Credit: Reuters/Noor Khamis
By Richard Lough
NAIROBI |
Fri Oct 14, 2011 2:02pm EDT
NAIROBI (Reuters) - The U.N. refugee agency (UNHCR) said Friday it had suspended non-essential operations at Kenya's Dadaab refugee camp near the border with lawless Somalia as security forces scoured the area for two Spanish aid workers kidnapped a day earlier.
Kenyan security forces fanned out through the semi-arid border area Friday, hunting abductors believed by Kenyan police to be Somali al Shabaab insurgents. The al Qaeda-linked rebel movement has denied it was responsible for the attack.
Some aid agencies have become increasingly concerned by the worsening insecurity at the sprawling camp, where refugee numbers have swollen to more than 460,000 this year as famine and conflict drive Somalis across the border.
Nevertheless, the brazen nature of Thursday's broad daylight attack on two women working for Medecins Sans Frontieres in the heart of the camp stunned its relief workers.
"Today we have to hold everyone (at) base. We just have a thin staffing that is going down to the camps with a police patrol because some services cannot be suspended," said Emmanuel Nyabera, spokesman for UNHCR Kenya.
That meant there would be no registration of new arrivals, he said, but that water distribution, for example, would continue.
It was not clear when the agency's staff would be able to return to normal operations, Nyabera said. For now there were no plans for an evacuation of foreign staff, he added.
Medecins Sans Frontieres in Madrid said Blanca Thiebaut, 30, from Madrid, was one of the kidnapped Spanish women. The other woman, Montserrat Serra, 40, had been named yesterday. They both worked in logistics for the group at the camp.
"MSF has not been able to establish contact with the kidnapped workers so far. A crisis committee has been set up to manage the incident," Jose Antonio Bastos, president of Medecins Sans Frontieres in Spain told a news conference in Madrid.
"MSF always works without armed security... It's part of our policy to show people and armed groups that we have nothing to do with the conflict and we are purely a humanitarian and medical organization," Bastos said.
The African Union strongly condemned the abduction, which came some weeks after gunmen with close ties to Somali militants kidnapped two Western visitors on northern Kenya's coast in separate incidents.
Kenya's North Eastern Province police commander, Leo Nyongesa, said the hostages' whereabouts remained unknown. "We have contacted elders in Somalia to help us with the search."
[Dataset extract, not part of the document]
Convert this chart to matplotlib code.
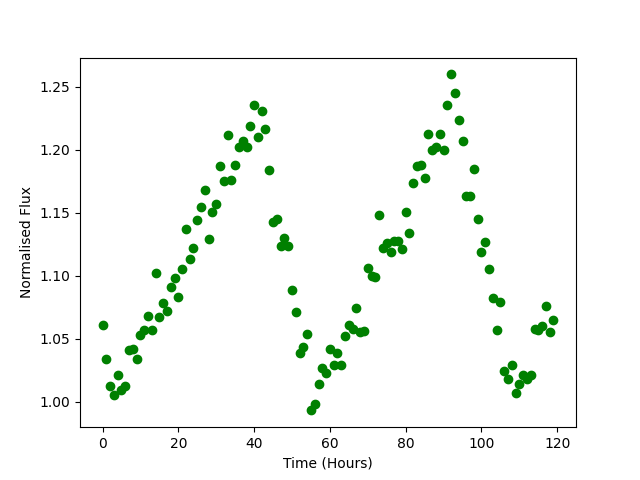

The MSF workers' hijacked vehicle was found abandoned late Thursday between the Dadaab camp and the border, which lies about 100 km (60 miles) away.
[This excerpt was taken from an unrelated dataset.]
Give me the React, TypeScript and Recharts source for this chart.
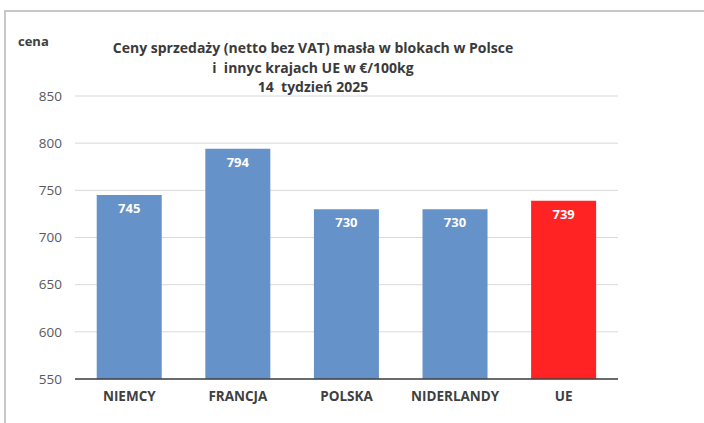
import { BarChart, Bar, XAxis, YAxis, CartesianGrid, Cell, LabelList } from 'recharts';

const countries = ['NIEMCY', 'FRANCJA', 'POLSKA', 'NIDERLANDY', 'UE'];
const prices = [745, 794, 730, 730, 739];
const yTicks = [550, 600, 650, 700, 750, 800, 850];
const titleLines = [
  'Ceny sprzedaży (netto bez VAT) masła w blokach w Polsce',
  'i  innyc krajach UE w €/100kg',
  '14  tydzień 2025',
];

const BLUE = '#6592C8';
const RED = '#FF2323';
const FONT = '"Open Sans", Calibri, sans-serif';

const data = countries.map((name, i) => ({ name, price: prices[i] }));

export default function App() {
  return (
    <div style={{ position: 'absolute', left: 0, top: 0, width: 704, height: 423, background: '#fff', fontFamily: FONT }}>
      {/* frame */}
      <div style={{ position: 'absolute', left: 4, top: 10, right: 0, bottom: 0, borderTop: '2px solid #C8C8C8', borderLeft: '2px solid #C8C8C8' }} />
      <div style={{ position: 'absolute', left: 18, top: 32, fontSize: 13, fontWeight: 700, color: '#404040' }}>cena</div>
      <div style={{ position: 'absolute', left: 92, width: 442, top: 38, textAlign: 'center', fontSize: 14, fontWeight: 700, color: '#3A3A3A', lineHeight: '19.5px' }}>
        {titleLines.map((t) => (
          <div key={t} style={{ whiteSpace: 'pre' }}>{t}</div>
        ))}
      </div>
      <BarChart
        width={704}
        height={423}
        data={data}
        margin={{ top: 96, right: 86, bottom: 14, left: 0 }}
        barCategoryGap="20%"
        style={{ position: 'absolute', left: 0, top: 0 }}
      >
        <CartesianGrid vertical={false} stroke="#D9D9D9" strokeWidth={1} />
        <XAxis
          dataKey="name"
          height={30}
          tickLine={false}
          tickSize={0}
          tickMargin={12}
          axisLine={{ stroke: '#404040', strokeWidth: 1.5 }}
          tick={{ fontSize: 13.5, fontWeight: 700, fill: '#404040', fontFamily: FONT }}
          interval={0}
        />
        <YAxis
          width={75}
          domain={[550, 850]}
          ticks={yTicks}
          allowDataOverflow
          axisLine={false}
          tickLine={false}
          tickSize={0}
          tickMargin={13}
          tick={{ fontSize: 13.5, fill: '#595959', fontFamily: FONT }}
        />
        <Bar dataKey="price" isAnimationActive={false}>
          {data.map((d) => (
            <Cell key={d.name} fill={d.name === 'UE' ? RED : BLUE} />
          ))}
          <LabelList
            dataKey="price"
            position="insideTop"
            offset={9}
            fill="#FFFFFF"
            style={{ fontSize: 13, fontWeight: 700, fontFamily: FONT }}
          />
        </Bar>
      </BarChart>
    </div>
  );
}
The campaign group Human Rights Watch reported in 2009 that al Shabaab was recruiting fighters from inside Dadaab.
A Kenyan driver working for the international relief group Care is still missing after he was grabbed in September from the Dadaab camp.
The Geneva-based UNHCR said it has 200 staff in Dadaab. A further 100 humanitarian workers work alongside them from aid agencies including MSF.